Our Early Records document MVLA's inception and evolution. The source materials for digitization consist of approximately 7,000 items such as manuscripts, financial and administrative records, printed material, bound volumes, and photographs. The provenance for much of this treasure trove of women's history stems directly from the MVLA founder, Ann Pamela Cunningham, and was acquired soon after her death in 1875. Later accessions were added during the 20th century, provided by family members of the first MVLA board (aka-Vice Regents). The portfolio has undergone major reorganization so it can be studied with the full leverage of 21st-century scholarship. No digitization has occurred, but prior work included indexing and preservation efforts undertaken in the 1940s and 1960s, resulting in a detailed, item-level card catalog filed by date and by subject. To protect from disaster or theft, the content was microfilmed in 1964. Comprising 13 reels, only two copies were produced - one for MVLA and one for our longtime research partner, the University of Virginia. This project will open these items up to be viewed universally. Ann Pamela Cunningham, her secretaries, and other board members were key figures represented in the early records. Their papers describe the MVLA’s formative years, including struggles with fundraising to purchase the property and challenges to gain credibility as an organization made up entirely of women. Letters, reports, and military passes help evidence the difficulty of maintaining an historic site during the Civil War. This time capsule of information is valuable to several disciplines.

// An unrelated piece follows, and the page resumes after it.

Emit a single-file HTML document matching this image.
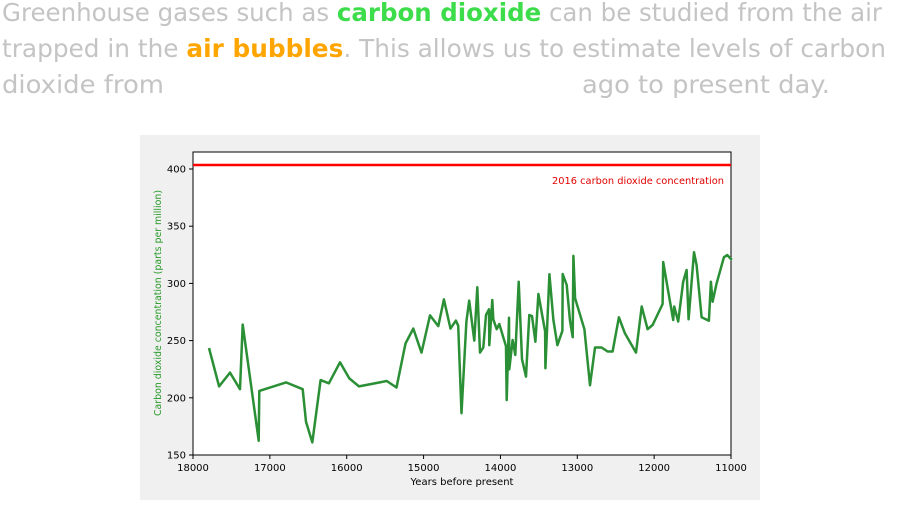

The MVLA has been a pathfinder for the American preservation movement. This two-year project will allow MVLA to immediately open up our own early history, as we digitize, organize, describe, and make publicly accessible about 7,000 items (largely pre-1900). Primary source material includes manuscripts, letters, newspaper clippings, and images related to the rich history of the MVLA. The archival collection will be processed to include the most modern of searchable finding aids, making this fascinating story widely available to benefit scholars, teachers, students, and life-long learners. This project illuminates an institutional history with a very human story. Founded and governed by resourceful women, the MVLA forged a new industry for protecting America's cultural and historical heritage, while fulfilling their mission to preserve the legacy of George Washington's leadership and character along with his iconic home. The MVLA's patriotic leadership and resolve, individually and collectively, represents an important American achievement.
Mount Vernon's Fred W. Smith National Library for the Study of George Washington (aka- Washington Library)
1852 - 1951
The majority of the collection reflects activity at or near Mount Vernon, Virginia and Washington, D.C. However, Vice Regents often wrote letters and fundraising appeals from home, especially Miss Cunningham of South Carolina. Over a 99 year period, 168 women served as Vice Regents from 41 states plus DC.